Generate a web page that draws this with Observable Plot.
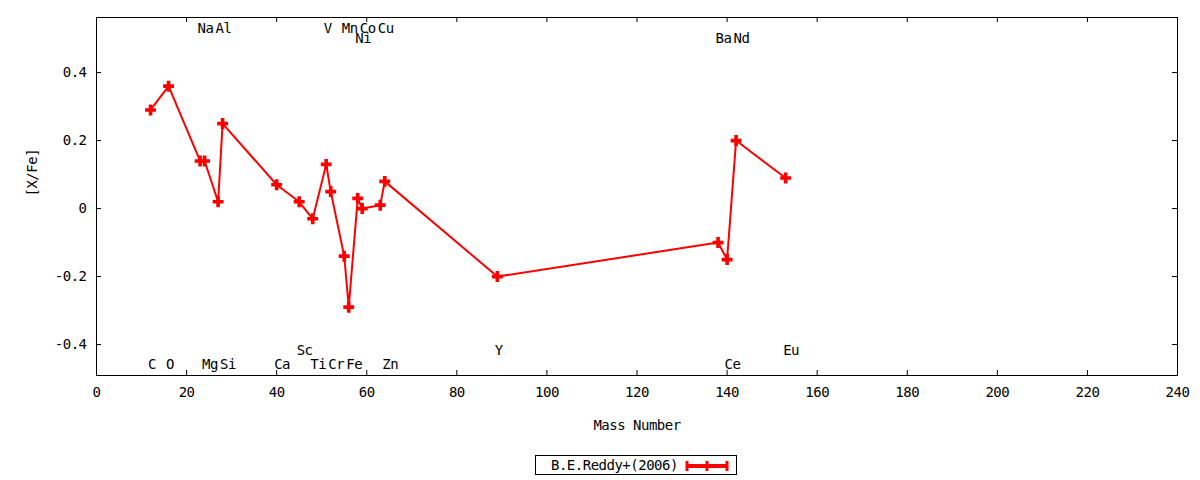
<!DOCTYPE html>
<html>
<head>
<meta charset="utf-8">
<script src="https://cdn.jsdelivr.net/npm/d3@7"></script>
<script src="https://cdn.jsdelivr.net/npm/@observablehq/plot@0.6"></script>
<style>
  html, body { margin: 0; padding: 0; background: #fff; }
  #chart svg { display: block; }
  #chart svg text { letter-spacing: -0.5px; }
  #legend { position: relative; height: 35px; width: 1200px; font-family: "DejaVu Sans Mono", monospace; font-size: 14px; letter-spacing: -0.5px; }
  #legend .box { position: absolute; left: 535px; top: 10px; width: 200px; height: 18px; border: 1px solid #000; }
  #legend .lbl { position: absolute; left: 15px; top: 0px; line-height: 18px; color: #000; }
  #legend svg { position: absolute; left: 148px; top: 3px; }
</style>
</head>
<body>
<div id="chart"></div>
<div id="legend"><div class="box"><span class="lbl">B.E.Reddy+(2006)</span>
<svg width="48" height="14"><line x1="3" y1="7" x2="43" y2="7" stroke="#ff0000" stroke-width="4"/><line x1="3" y1="2" x2="3" y2="12" stroke="#ff0000" stroke-width="3"/><line x1="43" y1="2" x2="43" y2="12" stroke="#ff0000" stroke-width="3"/><line x1="23" y1="2" x2="23" y2="12" stroke="#ff0000" stroke-width="3"/></svg>
</div></div>
<script>
// Data: element, mass number, [X/Fe]
const elements = ["C","O","Na","Mg","Al","Si","Ca","Sc","Ti","V","Cr","Mn","Fe","Ni","Co","Cu","Zn","Y","Ba","Ce","Nd","Eu"];
const massNumbers = [12,16,23,24,27,28,40,45,48,51,52,55,56,58,59,63,64,89,138,140,142,153];
const xFe = [0.29,0.36,0.14,0.14,0.02,0.25,0.07,0.02,-0.03,0.13,0.05,-0.14,-0.29,0.03,0.00,0.01,0.08,-0.20,-0.10,-0.15,0.20,0.09];
// Label row for each element name (0,1 = top rows; 2,3 = bottom rows)
const labelRow = [3,3,0,3,0,3,3,2,3,0,3,0,3,1,0,0,3,2,1,3,1,2];

const xTicks = [0,20,40,60,80,100,120,140,160,180,200,220,240];
const yTicks = [-0.4,-0.2,0,0.2,0.4];
const xDomain = [0, 240];
const yDomain = [-0.491, 0.562];
const rowY = [0.531, 0.501, -0.418, -0.459];

const data = elements.map((e, i) => ({el: e, mass: massNumbers[i], v: xFe[i], row: labelRow[i]}));

const W = 1200, H = 445;
const mL = 96, mR = 23, mT = 17, mB = 70;
const innerW = W - mL - mR, innerH = H - mT - mB;
const tick = 5;
const font = "DejaVu Sans Mono, monospace";
const fs = 14;

const chart = Plot.plot({
  width: W,
  height: H,
  marginLeft: mL,
  marginRight: mR,
  marginTop: mT,
  marginBottom: mB,
  style: {fontFamily: font, fontSize: fs + "px", color: "#000", background: "#fff"},
  x: {domain: xDomain},
  y: {domain: yDomain},
  marks: [
    // inward ticks on all four sides
    Plot.ruleX(xTicks, {x: d => d, insetTop: innerH - tick, stroke: "#000"}),
    Plot.ruleX(xTicks, {x: d => d, insetBottom: innerH - tick, stroke: "#000"}),
    Plot.ruleY(yTicks, {y: d => d, insetRight: innerW - tick, stroke: "#000"}),
    Plot.ruleY(yTicks, {y: d => d, insetLeft: innerW - tick, stroke: "#000"}),
    Plot.axisX(xTicks, {tickSize: 0, tickPadding: 12, tickFormat: d => String(d), label: null, fontSize: fs}),
    Plot.axisY(yTicks, {tickSize: 0, tickPadding: 10, tickFormat: d => d === 0 ? "0" : String(d), label: null, fontSize: fs}),
    Plot.text(["Mass Number"], {frameAnchor: "bottom", dy: 50, lineAnchor: "middle", fontSize: fs}),
    Plot.text(["[X/Fe]"], {frameAnchor: "left", dx: -64, rotate: -90, lineAnchor: "middle", fontSize: fs}),
    // element labels
    Plot.text(data, {x: "mass", y: d => rowY[d.row], text: "el", textAnchor: "start", dx: -2.5, lineAnchor: "middle", fontSize: fs, fill: "#000"}),
    Plot.line(data, {x: "mass", y: "v", stroke: "#ff0000", strokeWidth: 2}),
    Plot.dot(data, {x: "mass", y: "v", symbol: "cross", r: 4.6, fill: "#ff0000", stroke: "none"}),
    Plot.frame({stroke: "#000", strokeWidth: 1})
  ]
});
document.getElementById("chart").appendChild(chart);
</script>
</body>
</html>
· · ·
Return the material line for line, from its beginning to the line that contains "const fs = 14;", with the pictures left out.

● RESPONSE:
Generate a web page that draws this with Observable Plot.
<!DOCTYPE html>
<html>
<head>
<meta charset="utf-8">
<script src="https://cdn.jsdelivr.net/npm/d3@7"></script>
<script src="https://cdn.jsdelivr.net/npm/@observablehq/plot@0.6"></script>
<style>
  html, body { margin: 0; padding: 0; background: #fff; }
  #chart svg { display: block; }
  #chart svg text { letter-spacing: -0.5px; }
  #legend { position: relative; height: 35px; width: 1200px; font-family: "DejaVu Sans Mono", monospace; font-size: 14px; letter-spacing: -0.5px; }
  #legend .box { position: absolute; left: 535px; top: 10px; width: 200px; height: 18px; border: 1px solid #000; }
  #legend .lbl { position: absolute; left: 15px; top: 0px; line-height: 18px; color: #000; }
  #legend svg { position: absolute; left: 148px; top: 3px; }
</style>
</head>
<body>
<div id="chart"></div>
<div id="legend"><div class="box"><span class="lbl">B.E.Reddy+(2006)</span>
<svg width="48" height="14"><line x1="3" y1="7" x2="43" y2="7" stroke="#ff0000" stroke-width="4"/><line x1="3" y1="2" x2="3" y2="12" stroke="#ff0000" stroke-width="3"/><line x1="43" y1="2" x2="43" y2="12" stroke="#ff0000" stroke-width="3"/><line x1="23" y1="2" x2="23" y2="12" stroke="#ff0000" stroke-width="3"/></svg>
</div></div>
<script>
// Data: element, mass number, [X/Fe]
const elements = ["C","O","Na","Mg","Al","Si","Ca","Sc","Ti","V","Cr","Mn","Fe","Ni","Co","Cu","Zn","Y","Ba","Ce","Nd","Eu"];
const massNumbers = [12,16,23,24,27,28,40,45,48,51,52,55,56,58,59,63,64,89,138,140,142,153];
const xFe = [0.29,0.36,0.14,0.14,0.02,0.25,0.07,0.02,-0.03,0.13,0.05,-0.14,-0.29,0.03,0.00,0.01,0.08,-0.20,-0.10,-0.15,0.20,0.09];
// Label row for each element name (0,1 = top rows; 2,3 = bottom rows)
const labelRow = [3,3,0,3,0,3,3,2,3,0,3,0,3,1,0,0,3,2,1,3,1,2];

const xTicks = [0,20,40,60,80,100,120,140,160,180,200,220,240];
const yTicks = [-0.4,-0.2,0,0.2,0.4];
const xDomain = [0, 240];
const yDomain = [-0.491, 0.562];
const rowY = [0.531, 0.501, -0.418, -0.459];

const data = elements.map((e, i) => ({el: e, mass: massNumbers[i], v: xFe[i], row: labelRow[i]}));

const W = 1200, H = 445;
const mL = 96, mR = 23, mT = 17, mB = 70;
const innerW = W - mL - mR, innerH = H - mT - mB;
const tick = 5;
const font = "DejaVu Sans Mono, monospace";
const fs = 14;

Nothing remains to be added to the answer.